Ein krasses Beispiel für eine total verfehlte Festivalplanung lieferte die Stadt Hoyerswerda vor Monatsfrist. 2,5 Millionen Euro dürfen die städtischen Wirtschaftsbetriebe jetzt nachschießen, für jeden der letztendlich 18.000 Besucher sind das 139 Euro – ein Ticket-Zuschuss-Wert, den sonst nur Opernhäuser erreichen und der gemeinhin auch nur im Hochkultur-Bereich akzeptiert wird. Hoyerswerda ist eine radikal geschrumpfte ehemalige Industriestadt, sogar nach DDR-Maßstäben tief im Osten.
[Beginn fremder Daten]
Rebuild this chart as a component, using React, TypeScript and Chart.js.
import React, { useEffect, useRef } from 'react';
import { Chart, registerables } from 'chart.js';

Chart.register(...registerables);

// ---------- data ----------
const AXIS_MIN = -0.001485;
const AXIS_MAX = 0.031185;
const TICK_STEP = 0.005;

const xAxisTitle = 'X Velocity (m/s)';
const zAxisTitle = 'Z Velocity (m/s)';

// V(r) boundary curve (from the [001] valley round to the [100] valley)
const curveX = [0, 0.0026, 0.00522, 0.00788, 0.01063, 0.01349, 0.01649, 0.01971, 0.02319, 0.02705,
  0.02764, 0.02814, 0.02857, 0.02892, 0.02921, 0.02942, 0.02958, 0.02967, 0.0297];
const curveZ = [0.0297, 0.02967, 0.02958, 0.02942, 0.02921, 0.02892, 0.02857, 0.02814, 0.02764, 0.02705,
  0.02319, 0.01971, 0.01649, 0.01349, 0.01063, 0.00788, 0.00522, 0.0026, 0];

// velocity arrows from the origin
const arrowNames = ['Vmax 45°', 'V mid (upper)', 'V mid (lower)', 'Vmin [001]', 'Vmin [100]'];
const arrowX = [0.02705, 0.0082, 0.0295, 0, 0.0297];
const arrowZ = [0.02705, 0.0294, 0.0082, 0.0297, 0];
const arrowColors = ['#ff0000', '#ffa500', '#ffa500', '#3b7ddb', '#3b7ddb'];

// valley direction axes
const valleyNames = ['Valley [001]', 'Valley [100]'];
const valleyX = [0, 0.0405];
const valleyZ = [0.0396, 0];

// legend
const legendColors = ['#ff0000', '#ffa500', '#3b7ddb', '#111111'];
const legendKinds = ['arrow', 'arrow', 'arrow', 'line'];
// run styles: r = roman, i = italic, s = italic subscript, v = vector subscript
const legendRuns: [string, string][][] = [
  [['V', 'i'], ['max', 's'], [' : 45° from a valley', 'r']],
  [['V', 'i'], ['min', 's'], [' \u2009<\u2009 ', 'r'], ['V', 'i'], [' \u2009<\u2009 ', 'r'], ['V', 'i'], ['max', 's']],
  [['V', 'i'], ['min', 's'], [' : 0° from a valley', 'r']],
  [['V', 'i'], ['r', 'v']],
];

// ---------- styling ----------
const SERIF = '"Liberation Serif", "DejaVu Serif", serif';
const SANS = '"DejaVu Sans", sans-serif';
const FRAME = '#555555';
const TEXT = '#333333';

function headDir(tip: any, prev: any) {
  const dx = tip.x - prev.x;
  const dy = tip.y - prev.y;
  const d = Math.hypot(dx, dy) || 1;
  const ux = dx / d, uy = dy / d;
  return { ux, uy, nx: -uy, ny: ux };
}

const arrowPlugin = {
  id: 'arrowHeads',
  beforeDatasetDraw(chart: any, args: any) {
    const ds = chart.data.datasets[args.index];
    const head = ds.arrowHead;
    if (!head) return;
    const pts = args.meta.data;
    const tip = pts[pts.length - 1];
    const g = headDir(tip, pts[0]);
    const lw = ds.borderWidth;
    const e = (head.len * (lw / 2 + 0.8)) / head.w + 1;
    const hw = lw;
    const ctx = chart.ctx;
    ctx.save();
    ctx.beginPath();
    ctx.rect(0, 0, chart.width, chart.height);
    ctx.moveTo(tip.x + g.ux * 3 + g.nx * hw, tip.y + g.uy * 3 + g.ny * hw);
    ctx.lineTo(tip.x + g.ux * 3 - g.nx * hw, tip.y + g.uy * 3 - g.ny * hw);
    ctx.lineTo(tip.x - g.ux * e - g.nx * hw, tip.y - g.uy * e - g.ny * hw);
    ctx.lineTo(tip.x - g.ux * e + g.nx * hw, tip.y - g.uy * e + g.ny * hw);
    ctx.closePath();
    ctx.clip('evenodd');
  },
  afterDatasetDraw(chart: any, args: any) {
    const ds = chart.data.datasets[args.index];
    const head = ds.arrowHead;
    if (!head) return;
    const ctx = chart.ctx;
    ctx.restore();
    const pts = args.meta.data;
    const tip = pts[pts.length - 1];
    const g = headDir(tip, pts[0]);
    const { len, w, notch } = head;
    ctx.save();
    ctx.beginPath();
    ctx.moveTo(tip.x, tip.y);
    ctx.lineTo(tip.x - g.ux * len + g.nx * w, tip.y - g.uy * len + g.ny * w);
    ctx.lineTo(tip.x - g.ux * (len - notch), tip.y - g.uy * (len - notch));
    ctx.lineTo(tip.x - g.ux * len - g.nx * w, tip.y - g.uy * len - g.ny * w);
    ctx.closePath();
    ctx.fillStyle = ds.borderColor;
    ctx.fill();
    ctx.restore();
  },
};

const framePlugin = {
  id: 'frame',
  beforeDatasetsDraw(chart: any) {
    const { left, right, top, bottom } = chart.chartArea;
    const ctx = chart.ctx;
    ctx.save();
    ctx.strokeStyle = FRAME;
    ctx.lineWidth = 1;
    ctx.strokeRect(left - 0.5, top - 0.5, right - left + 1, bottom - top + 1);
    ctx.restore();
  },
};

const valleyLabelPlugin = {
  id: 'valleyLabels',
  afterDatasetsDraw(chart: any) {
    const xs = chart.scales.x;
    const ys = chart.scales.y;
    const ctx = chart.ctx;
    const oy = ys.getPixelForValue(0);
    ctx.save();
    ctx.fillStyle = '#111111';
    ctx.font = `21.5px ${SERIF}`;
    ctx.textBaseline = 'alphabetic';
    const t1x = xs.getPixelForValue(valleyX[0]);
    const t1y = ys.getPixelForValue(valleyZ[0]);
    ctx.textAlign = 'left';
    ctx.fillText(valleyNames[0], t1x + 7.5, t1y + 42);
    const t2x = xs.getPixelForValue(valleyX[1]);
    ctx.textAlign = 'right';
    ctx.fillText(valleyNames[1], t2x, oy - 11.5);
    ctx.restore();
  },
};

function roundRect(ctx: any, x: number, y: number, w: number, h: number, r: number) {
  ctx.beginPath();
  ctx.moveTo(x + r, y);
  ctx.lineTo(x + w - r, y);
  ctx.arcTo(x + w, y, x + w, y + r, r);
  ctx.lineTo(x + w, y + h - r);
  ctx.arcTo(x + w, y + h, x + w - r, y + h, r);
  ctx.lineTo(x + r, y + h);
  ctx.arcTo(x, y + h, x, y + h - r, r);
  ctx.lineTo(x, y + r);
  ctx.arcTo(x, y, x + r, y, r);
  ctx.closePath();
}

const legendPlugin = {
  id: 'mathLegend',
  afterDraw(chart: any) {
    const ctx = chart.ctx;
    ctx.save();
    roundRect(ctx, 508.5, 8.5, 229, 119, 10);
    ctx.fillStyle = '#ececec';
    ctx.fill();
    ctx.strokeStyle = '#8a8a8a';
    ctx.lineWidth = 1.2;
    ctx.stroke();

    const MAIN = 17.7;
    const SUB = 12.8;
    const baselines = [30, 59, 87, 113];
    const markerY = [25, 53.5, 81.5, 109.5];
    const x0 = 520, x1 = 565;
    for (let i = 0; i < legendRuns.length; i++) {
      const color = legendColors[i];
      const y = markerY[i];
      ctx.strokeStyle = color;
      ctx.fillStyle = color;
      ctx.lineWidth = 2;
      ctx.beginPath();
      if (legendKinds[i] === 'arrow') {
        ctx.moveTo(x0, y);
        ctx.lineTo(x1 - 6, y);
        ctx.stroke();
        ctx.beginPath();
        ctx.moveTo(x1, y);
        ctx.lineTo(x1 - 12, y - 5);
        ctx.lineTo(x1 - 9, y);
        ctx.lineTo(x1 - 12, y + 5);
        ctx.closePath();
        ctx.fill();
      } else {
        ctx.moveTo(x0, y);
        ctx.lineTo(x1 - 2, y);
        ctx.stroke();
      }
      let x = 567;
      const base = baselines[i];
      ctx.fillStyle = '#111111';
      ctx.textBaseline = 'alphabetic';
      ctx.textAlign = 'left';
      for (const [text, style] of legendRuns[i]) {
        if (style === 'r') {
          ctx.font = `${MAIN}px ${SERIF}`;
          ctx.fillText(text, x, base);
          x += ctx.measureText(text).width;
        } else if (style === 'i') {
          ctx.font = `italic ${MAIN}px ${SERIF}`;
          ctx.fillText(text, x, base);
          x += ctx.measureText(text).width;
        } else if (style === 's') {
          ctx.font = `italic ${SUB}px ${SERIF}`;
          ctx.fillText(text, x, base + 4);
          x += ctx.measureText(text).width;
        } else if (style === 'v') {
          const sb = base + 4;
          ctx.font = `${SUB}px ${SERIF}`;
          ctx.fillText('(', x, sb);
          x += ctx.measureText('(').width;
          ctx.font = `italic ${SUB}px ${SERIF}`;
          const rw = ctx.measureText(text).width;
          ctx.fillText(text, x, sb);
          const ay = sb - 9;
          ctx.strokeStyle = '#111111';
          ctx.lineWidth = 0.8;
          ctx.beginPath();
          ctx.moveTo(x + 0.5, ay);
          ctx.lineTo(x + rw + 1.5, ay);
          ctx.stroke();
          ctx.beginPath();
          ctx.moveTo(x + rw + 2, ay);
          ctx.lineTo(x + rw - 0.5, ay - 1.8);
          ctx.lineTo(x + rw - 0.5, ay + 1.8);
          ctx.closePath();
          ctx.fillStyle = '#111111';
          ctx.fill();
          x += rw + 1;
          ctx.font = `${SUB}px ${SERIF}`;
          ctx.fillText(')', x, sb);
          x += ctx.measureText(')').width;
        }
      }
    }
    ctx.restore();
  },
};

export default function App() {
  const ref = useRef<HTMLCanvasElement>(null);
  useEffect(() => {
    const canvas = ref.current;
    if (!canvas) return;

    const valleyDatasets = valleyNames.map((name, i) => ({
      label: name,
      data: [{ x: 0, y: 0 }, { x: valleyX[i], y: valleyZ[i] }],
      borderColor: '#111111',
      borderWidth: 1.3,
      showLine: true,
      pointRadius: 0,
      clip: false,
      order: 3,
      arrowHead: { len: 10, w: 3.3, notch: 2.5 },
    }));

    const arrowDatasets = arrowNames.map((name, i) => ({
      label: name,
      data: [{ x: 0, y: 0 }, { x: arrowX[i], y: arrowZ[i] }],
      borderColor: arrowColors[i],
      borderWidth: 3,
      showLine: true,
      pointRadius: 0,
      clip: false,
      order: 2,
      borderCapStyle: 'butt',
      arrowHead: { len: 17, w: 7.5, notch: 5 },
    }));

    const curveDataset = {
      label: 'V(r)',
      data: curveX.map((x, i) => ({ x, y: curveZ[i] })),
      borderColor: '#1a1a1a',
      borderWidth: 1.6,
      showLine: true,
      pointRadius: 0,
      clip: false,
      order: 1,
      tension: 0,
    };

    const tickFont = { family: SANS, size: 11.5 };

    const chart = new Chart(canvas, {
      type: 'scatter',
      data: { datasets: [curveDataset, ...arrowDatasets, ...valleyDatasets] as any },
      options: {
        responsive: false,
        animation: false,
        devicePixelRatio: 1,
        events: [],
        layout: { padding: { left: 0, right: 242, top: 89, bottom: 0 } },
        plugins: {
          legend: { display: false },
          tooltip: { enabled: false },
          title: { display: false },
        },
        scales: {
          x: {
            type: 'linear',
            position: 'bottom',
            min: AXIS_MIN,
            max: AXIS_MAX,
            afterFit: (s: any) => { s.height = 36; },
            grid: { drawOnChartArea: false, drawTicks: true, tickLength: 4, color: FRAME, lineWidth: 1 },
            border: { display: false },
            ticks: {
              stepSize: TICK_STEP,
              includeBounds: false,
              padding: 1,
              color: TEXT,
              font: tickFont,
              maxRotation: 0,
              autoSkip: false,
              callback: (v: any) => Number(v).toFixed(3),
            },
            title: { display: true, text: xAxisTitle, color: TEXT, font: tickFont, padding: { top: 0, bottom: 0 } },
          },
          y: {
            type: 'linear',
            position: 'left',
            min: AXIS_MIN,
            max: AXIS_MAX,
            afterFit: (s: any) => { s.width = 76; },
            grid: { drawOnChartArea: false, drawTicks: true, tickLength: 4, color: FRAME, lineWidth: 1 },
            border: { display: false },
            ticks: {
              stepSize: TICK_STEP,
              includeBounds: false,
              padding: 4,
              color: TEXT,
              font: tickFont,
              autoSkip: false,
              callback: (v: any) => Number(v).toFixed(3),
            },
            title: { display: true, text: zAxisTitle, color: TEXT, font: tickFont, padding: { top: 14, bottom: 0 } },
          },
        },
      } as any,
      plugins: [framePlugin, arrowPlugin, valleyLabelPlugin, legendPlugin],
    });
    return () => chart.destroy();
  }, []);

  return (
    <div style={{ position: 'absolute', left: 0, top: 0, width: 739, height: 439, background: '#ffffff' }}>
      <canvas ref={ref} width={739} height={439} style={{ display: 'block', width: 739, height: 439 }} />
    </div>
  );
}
Mit David Guetta, den Toten Hosen und den Fantastischen Vier sollte das Seenland Festival das Image der strukturell rettungslos darniederliegenden Region aufwerten. Groß gehört hat man von der Veranstaltung, die im Niemandsland mit 40.000 Besuchern geplant wurde, indes nicht.

Dass es auch weniger Branchenfremde treffen kann, bewies in diesem Jahr das vergleichsweise kleine, nichtsdestotrotz wenigstens einigermaßen bekannte Omas Teich in Ostfriesland. Drei Tage vor Veranstaltung – die Aufbauarbeiten waren in vollem Gange – kam das Aus. Um die 4.000 Tickets hatte man im Vorfeld verkauft – zu wenig für die Größenordnung an Gagen und den logistischen Aufwand, den auch kleine Festivals leisten müssen. Das ruft in Erinnerung, dass Veranstaltungsbusiness seit jeher mit hohen Risiken behaftet ist. Generell drastisch erhöhtes Gagenniveau, spätestens seit der Loveparade-Katastrophe deutlich aufmerksamere Behörden und umfassendere kostenintensive Sicherheitskonzepte sowie die Vorsorge gegen immer wahrscheinlicher werdende Wetterkapriolen treiben die Kosten in die Höhe. Spürbar wird das an den immer noch steigenden Preisen, die nur von den Branchenprimussen scheinbar frei diktiert werden können. Sogar die Fusion hat an ihren Kosten zu knabbern. 5,3 Millionen Euro kostet sie den veranstaltenden Kulturkosmos Müritz e. V. im letzten Jahr. Dessen Ausgabenaufstellung sickerte kürzlich durch. Für nächstes Jahr angedacht ist eine durchaus spürbare Preiserhöhung für die Tickets. Das fällt in eine Zeit, in der sogar die lange übercredible Fusion nicht mehr frei von Mäkelfaktoren ist: Die selbstauferlegte und lange Zeit gut akzeptierte Presse-Omerta wird im Festival-Blog-Zeitalter immer mehr aufgeweicht, Klagen über eigentlich unerwünschtes Prollpublikum nehmen zu. Ein – gemessen an anderen Festivals – immer noch Luxusproblem.

Wie viele der in diesem Jahr 87.000 angereisten Besucher des Rock am Ring nicht eine einzige Band sehen, darüber lässt sich trefflich spekulieren. Glaubwürdig scheint ein Anteil von weit über 10 Prozent, die das „Festival-Feeling“ nur auf dem Campingplatz genießen. Mit Musik im engeren Sinn hat das nur noch wenig zu tun und ist auf lange Sicht dem Festival-Image sicher auch nicht gerade förderlich. Die Künstler sehen das jetzt schon so. Denn Deutschland ist, das zeigen Umfragen unter Bands, nicht wirklich ein beliebtes Festival-Land in Europa, eher eines, das man halt mitnimmt, weil gerade Saison ist. Und weil die Kohle stimmt. Noch.